Currently the spotlight in Atlanta is not on growth and how to encourage it, but on growth and how to manage it. This has resulted in major improvements in transportation and in restoration of the historic and downtown areas.

Atlanta's arts community has deep roots. The Atlanta Ballet is the oldest Ballet Company in America. Visitors come to Atlanta for a taste of the South and find they have discovered an international flavor. Atlanta's position as the cultural capital of the South affords patrons an array of options. The presence of both traditional and experimental arts organizations means that neither the classics nor avant-garde works are neglected.
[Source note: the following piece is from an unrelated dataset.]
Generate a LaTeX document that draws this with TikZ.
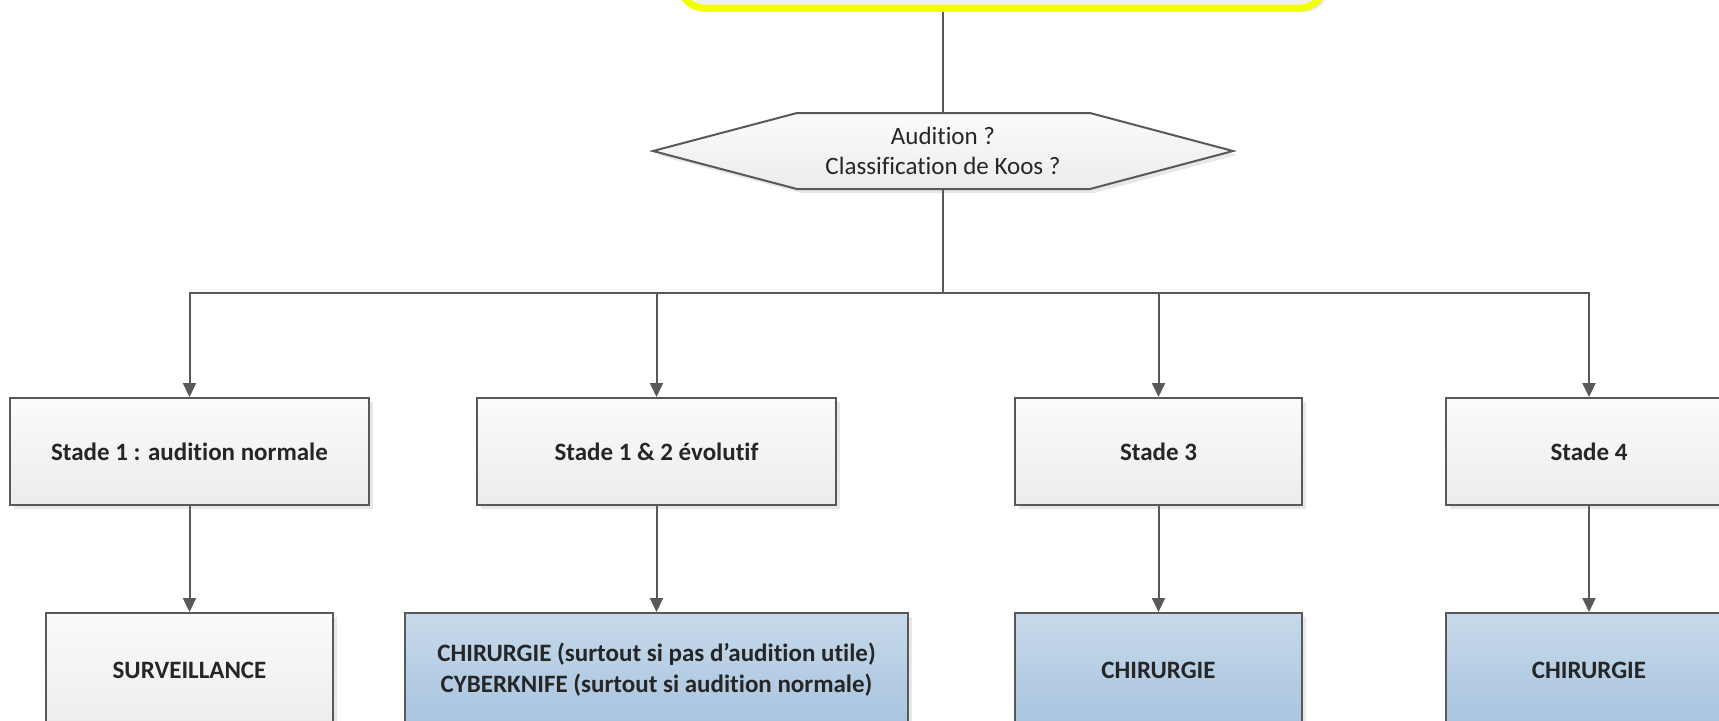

A typical year's offerings include traditional Shakespeare, symphony and grand opera as well as child and adult-oriented puppet theater, post-modern psychological drama and alternative productions of well-known works.

There are a wide selection of offerings in the visual arts too. Besides the architecturally renowned High Museum of Art, Emory University's Michael C. Carlos Museum and The High Museum of Art Folk Art and Photography Galleries, the city has many private and public galleries that sponsor a variety of artists and styles. Traditional, primitive and modern painting, sculpture, studio crafts, drawing, and photography are part of the wealth of artistic offerings on view at any given time.
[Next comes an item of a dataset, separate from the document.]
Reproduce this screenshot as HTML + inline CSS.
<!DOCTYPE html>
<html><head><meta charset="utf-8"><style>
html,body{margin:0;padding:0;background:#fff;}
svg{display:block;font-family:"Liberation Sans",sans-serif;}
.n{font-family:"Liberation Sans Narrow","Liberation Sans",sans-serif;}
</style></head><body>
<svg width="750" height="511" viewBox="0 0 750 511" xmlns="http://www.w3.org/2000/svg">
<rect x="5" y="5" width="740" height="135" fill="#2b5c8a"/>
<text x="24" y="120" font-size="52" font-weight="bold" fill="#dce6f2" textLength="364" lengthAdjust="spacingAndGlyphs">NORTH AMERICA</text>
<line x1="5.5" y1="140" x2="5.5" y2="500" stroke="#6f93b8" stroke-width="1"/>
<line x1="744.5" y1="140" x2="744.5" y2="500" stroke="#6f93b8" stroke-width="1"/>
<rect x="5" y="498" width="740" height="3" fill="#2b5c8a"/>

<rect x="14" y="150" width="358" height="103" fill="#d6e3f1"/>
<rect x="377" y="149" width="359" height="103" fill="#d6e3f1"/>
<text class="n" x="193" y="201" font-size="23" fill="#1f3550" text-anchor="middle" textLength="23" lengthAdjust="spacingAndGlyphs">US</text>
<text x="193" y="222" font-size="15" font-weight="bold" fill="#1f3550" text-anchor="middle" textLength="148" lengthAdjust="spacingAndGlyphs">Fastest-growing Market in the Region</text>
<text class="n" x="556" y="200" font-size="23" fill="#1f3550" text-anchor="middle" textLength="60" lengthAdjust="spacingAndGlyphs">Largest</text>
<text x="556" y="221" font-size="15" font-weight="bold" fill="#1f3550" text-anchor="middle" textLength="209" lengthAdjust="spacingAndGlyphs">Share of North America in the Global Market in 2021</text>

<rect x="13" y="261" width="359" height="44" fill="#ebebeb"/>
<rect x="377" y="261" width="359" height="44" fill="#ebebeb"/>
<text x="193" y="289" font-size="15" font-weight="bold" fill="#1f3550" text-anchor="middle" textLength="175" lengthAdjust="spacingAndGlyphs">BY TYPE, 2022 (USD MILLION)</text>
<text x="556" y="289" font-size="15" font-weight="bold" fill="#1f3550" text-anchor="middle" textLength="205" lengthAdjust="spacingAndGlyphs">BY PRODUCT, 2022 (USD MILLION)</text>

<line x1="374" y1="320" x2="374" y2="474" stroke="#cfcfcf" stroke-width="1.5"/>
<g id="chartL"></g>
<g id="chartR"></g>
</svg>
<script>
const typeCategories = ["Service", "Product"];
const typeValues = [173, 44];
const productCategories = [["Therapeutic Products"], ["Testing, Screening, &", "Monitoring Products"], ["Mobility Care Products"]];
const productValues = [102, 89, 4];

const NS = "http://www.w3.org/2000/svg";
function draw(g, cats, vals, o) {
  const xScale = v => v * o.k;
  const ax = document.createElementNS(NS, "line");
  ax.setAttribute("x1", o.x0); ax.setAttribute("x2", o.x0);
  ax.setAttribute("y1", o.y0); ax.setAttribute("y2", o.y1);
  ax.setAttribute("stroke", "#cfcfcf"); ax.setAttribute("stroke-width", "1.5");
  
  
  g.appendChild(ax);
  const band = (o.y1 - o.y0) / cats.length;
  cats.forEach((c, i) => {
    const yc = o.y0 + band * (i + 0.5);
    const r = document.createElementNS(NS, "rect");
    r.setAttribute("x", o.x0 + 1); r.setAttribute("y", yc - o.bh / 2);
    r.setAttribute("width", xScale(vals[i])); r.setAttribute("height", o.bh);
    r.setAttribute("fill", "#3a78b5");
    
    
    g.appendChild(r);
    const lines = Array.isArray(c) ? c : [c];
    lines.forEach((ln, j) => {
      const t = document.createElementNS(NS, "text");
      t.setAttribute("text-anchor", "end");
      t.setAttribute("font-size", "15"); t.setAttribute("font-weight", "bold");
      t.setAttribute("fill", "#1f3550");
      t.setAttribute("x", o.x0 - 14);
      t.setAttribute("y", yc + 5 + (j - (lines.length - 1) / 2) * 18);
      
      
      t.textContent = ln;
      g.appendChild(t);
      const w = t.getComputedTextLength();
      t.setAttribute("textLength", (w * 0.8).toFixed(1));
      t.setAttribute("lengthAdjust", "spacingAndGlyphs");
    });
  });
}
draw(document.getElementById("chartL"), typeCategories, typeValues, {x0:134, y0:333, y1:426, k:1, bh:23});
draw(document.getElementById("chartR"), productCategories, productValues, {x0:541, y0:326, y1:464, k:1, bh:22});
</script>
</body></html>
Atlanta enjoys four definite seasons. Warm summers and mild winters allow nearly year round golfing, fishing and outdoor living. The Stone Mountain nightly laser show and the park's many recreational opportunities keep millions of visitors coming back. Nightlife is hopping at Buckhead where young sophisticates gather for dancing to great music until 4:00AM. Families keep a lively pace visiting the bounty of fun -filled and educational offerings from the Atlanta zoo to Cyclorama and SciTrek. There is no limit that can be placed on the possibilities of an Atlanta vacation!